**Given request**
Write out the listing below in full and exactly, leaving out every picture.

— start —

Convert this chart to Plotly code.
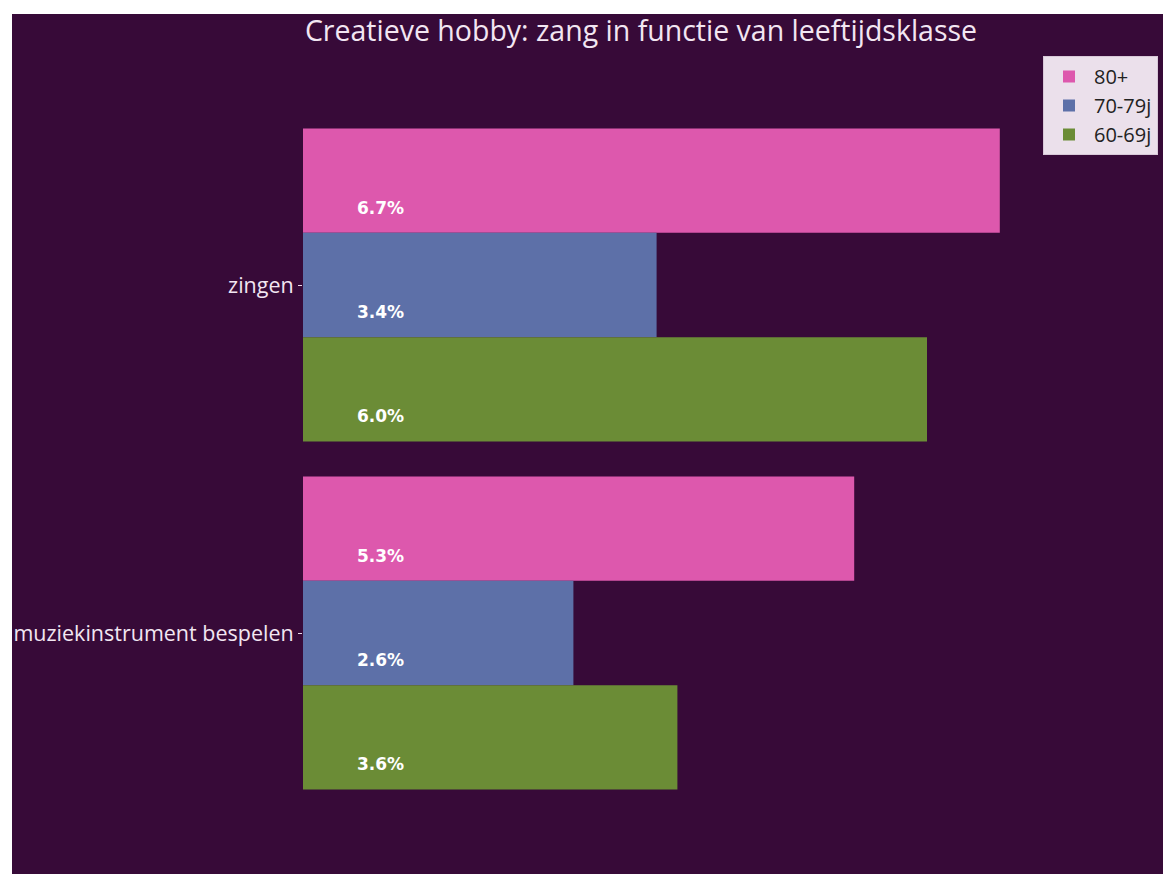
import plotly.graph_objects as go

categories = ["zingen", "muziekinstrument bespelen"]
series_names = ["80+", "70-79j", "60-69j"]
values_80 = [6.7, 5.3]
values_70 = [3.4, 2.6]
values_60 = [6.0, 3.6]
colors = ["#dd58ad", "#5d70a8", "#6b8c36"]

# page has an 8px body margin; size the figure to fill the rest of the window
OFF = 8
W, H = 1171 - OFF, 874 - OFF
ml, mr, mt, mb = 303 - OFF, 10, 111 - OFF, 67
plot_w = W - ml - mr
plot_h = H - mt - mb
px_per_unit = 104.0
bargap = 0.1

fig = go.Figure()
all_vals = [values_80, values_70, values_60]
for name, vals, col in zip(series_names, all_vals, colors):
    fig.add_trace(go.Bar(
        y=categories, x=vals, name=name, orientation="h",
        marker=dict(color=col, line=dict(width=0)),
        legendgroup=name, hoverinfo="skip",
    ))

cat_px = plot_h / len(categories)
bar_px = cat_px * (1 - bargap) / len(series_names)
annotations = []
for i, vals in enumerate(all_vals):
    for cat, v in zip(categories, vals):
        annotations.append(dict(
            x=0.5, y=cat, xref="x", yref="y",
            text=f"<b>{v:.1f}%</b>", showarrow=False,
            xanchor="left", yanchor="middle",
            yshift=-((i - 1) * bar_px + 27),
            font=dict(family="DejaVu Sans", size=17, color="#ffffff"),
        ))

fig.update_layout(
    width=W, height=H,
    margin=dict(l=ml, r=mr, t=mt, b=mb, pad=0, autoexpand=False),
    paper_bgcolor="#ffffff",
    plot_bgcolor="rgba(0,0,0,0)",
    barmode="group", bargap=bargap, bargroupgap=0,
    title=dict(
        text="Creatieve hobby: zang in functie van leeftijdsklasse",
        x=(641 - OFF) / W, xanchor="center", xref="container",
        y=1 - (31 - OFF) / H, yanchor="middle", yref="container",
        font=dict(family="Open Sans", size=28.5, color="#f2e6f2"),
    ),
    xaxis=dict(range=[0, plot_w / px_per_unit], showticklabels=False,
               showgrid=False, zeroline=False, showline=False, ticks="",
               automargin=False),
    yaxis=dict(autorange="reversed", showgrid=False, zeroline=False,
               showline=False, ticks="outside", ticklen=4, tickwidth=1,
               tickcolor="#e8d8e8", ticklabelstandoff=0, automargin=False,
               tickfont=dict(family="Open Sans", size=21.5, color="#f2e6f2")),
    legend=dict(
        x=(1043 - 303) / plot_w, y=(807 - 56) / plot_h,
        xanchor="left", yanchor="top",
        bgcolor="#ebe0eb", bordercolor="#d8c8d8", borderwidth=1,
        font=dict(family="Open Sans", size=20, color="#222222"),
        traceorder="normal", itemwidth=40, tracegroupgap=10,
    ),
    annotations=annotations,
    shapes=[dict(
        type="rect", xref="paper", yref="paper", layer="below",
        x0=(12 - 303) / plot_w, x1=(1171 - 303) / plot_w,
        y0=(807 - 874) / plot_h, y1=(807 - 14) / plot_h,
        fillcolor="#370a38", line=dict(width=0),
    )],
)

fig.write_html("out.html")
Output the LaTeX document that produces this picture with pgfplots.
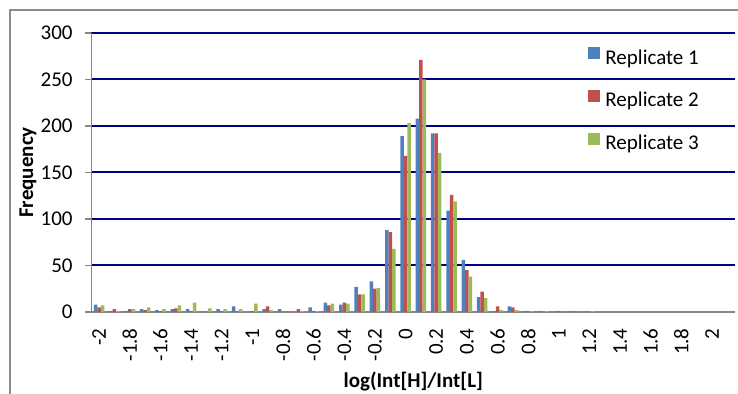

— end —

**Task result**
Convert this chart to Plotly code.
import plotly.graph_objects as go

categories = ["zingen", "muziekinstrument bespelen"]
series_names = ["80+", "70-79j", "60-69j"]
values_80 = [6.7, 5.3]
values_70 = [3.4, 2.6]
values_60 = [6.0, 3.6]
colors = ["#dd58ad", "#5d70a8", "#6b8c36"]

# page has an 8px body margin; size the figure to fill the rest of the window
OFF = 8
W, H = 1171 - OFF, 874 - OFF
ml, mr, mt, mb = 303 - OFF, 10, 111 - OFF, 67
plot_w = W - ml - mr
plot_h = H - mt - mb
px_per_unit = 104.0
bargap = 0.1

fig = go.Figure()
all_vals = [values_80, values_70, values_60]
for name, vals, col in zip(series_names, all_vals, colors):
    fig.add_trace(go.Bar(
        y=categories, x=vals, name=name, orientation="h",
        marker=dict(color=col, line=dict(width=0)),
        legendgroup=name, hoverinfo="skip",
    ))

cat_px = plot_h / len(categories)
bar_px = cat_px * (1 - bargap) / len(series_names)
annotations = []
for i, vals in enumerate(all_vals):
    for cat, v in zip(categories, vals):
        annotations.append(dict(
            x=0.5, y=cat, xref="x", yref="y",
            text=f"<b>{v:.1f}%</b>", showarrow=False,
            xanchor="left", yanchor="middle",
            yshift=-((i - 1) * bar_px + 27),
            font=dict(family="DejaVu Sans", size=17, color="#ffffff"),
        ))

fig.update_layout(
    width=W, height=H,
    margin=dict(l=ml, r=mr, t=mt, b=mb, pad=0, autoexpand=False),
    paper_bgcolor="#ffffff",
    plot_bgcolor="rgba(0,0,0,0)",
    barmode="group", bargap=bargap, bargroupgap=0,
    title=dict(
        text="Creatieve hobby: zang in functie van leeftijdsklasse",
        x=(641 - OFF) / W, xanchor="center", xref="container",
        y=1 - (31 - OFF) / H, yanchor="middle", yref="container",
        font=dict(family="Open Sans", size=28.5, color="#f2e6f2"),
    ),
    xaxis=dict(range=[0, plot_w / px_per_unit], showticklabels=False,
               showgrid=False, zeroline=False, showline=False, ticks="",
               automargin=False),
    yaxis=dict(autorange="reversed", showgrid=False, zeroline=False,
               showline=False, ticks="outside", ticklen=4, tickwidth=1,
               tickcolor="#e8d8e8", ticklabelstandoff=0, automargin=False,
               tickfont=dict(family="Open Sans", size=21.5, color="#f2e6f2")),
    legend=dict(
        x=(1043 - 303) / plot_w, y=(807 - 56) / plot_h,
        xanchor="left", yanchor="top",
        bgcolor="#ebe0eb", bordercolor="#d8c8d8", borderwidth=1,
        font=dict(family="Open Sans", size=20, color="#222222"),
        traceorder="normal", itemwidth=40, tracegroupgap=10,
    ),
    annotations=annotations,
    shapes=[dict(
        type="rect", xref="paper", yref="paper", layer="below",
        x0=(12 - 303) / plot_w, x1=(1171 - 303) / plot_w,
        y0=(807 - 874) / plot_h, y1=(807 - 14) / plot_h,
        fillcolor="#370a38", line=dict(width=0),
    )],
)

fig.write_html("out.html")
Output the LaTeX document that produces this picture with pgfplots.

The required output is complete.